All the boot manufacturers have been obsessively keeping tally of how many players are wearing their shoes and how many goals their boots have scored, with Nike getting especially excited about the Brazilians Bebeto and Romario, two of its biggest stars under contract. As a measure of the extent of the new challenge from the US manufacturers, Reebok had 92 players wearing its boots - up from zero in Italy in 1990.

'Two years ago we weren't even in the business,' says Peter Moore, vice president of global product marketing at Reebok, which advertised heavily on Spanish language broadcasts. 'We have been very pleased by all the publicity,' he adds.

Reebok's rivals took some pleasure at the disappointing performance of one of its biggest stars under contract - Carlos Valderrama of Colombia, which was eliminated in the first round. Reebok also had a 'head-to-toe' deal with the Russians, obliging them to wear Reebok clothing and boots.

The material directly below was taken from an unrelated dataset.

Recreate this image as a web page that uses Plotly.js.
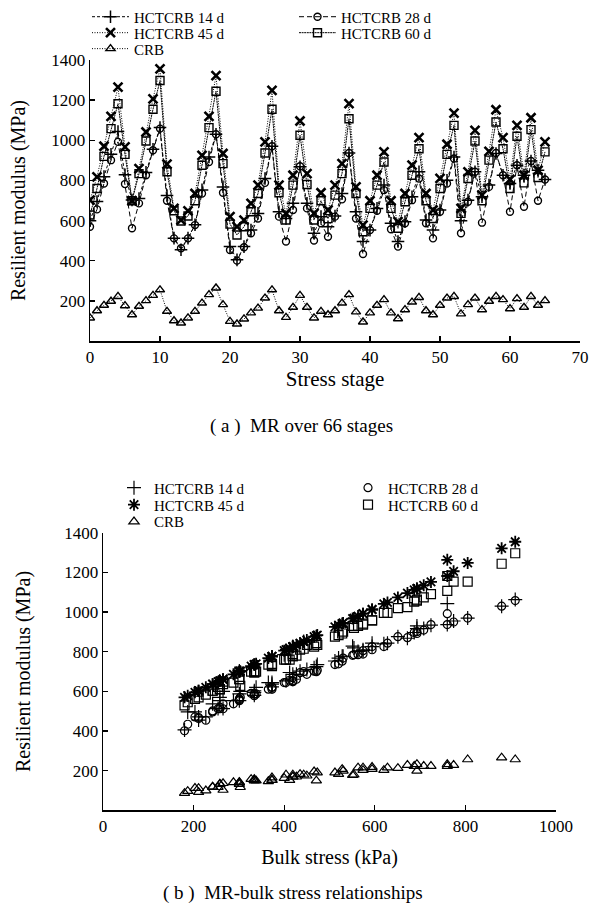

The Russians also failed to get through the first round, but their elimination was partly compensated for by the five-goal blitz from Oleg Salenko against Nigeria. Other big-name players under contract to Reebok included Martin Dahlin of Sweden, Dennis Bergkamp of Holland, and Brazilians Branco and Dunga.

Such a roster of names for a new entrant to the market illustrates just how much boot contract money is going to be pouring into soccer over the next few years. Reebok has had a deal with Ryan Giggs of Manchester United since last season, and he was to be their star guest watching yesterday's final at the Rose Bowl. Nike flew in two of its stars, Eric Cantona and Ian Rush, to watch some games, and is also planning to channel more cash into boot deals with well-known players in the future.

In addition to their global ambitions, both Nike and Reebok are also expecting stronger sales in their domestic market. Even if the professional game does not take off quickly, soccer remains a very big game among teens and pre-teens of both sexes in the US. This is the age group where the excitement surrounding the World Cup is expected to leave its mark in terms of dollars and cents in kit sales.

The World Cup television coverage has also given hope to the planned professional league by answering one nagging doubt about the commercial viability of televised soccer - the lack of breaks for advertising. All games were shown with English language commentary on either ABC or its cable sports subsidiary, ESPN, while the Spanish language Univision network also carried the games live.

The advertising dilemma was solved by ABC and ESPN by having a clock and a logo in the top left-hand corner of the screen. Each of the main World Cup sponsors, including Mastercard, General Motors and Snickers, which paid dollars 20m each to be official sponsors of the tournament, got 18 minutes of logo time each, plus verbal introductions from the commentators such as 'this portion of the game is brought to you commercial-free by Snickers'. This is in contrast to four years ago, when games from Italy were interrupted by advertisements during the play.

'It was a very clean solution to not interrupting the game while also allowing companies to advertise,' comments Mart Martin, a spokesman for Coca-Cola, another official sponsor. Coca-Cola has sponsored every World Cup since Argentina in 1978, and sees the tournament as a chance to reach a global audience, but this time the company was also very pleased with the domestic publicity. 'We are extremely delighted with the response - look at the filled stadiums and the better-than-expected TV audiences,' he says.

Data from Nielsen Media Research suggests that 32 million viewers watched Brazil versus the US, with Brazil versus Holland and Spain versus Italy weighing in with audiences of around 15 million each. And Spanish language transmissions had their own large audiences. The numbers are still well below the 100 million or so who usually watch the Superbowl, but none the less the organisers are happy.

As yet there is no television contract in place for the US soccer league, although it was announced on Thursday that Nike has signed a contract to outfit six of the proposed teams. But regardless of the success of professional soccer here, the Americans are poised to mount a serious challenge for soccer supremacy - in kit and boot manufacturing.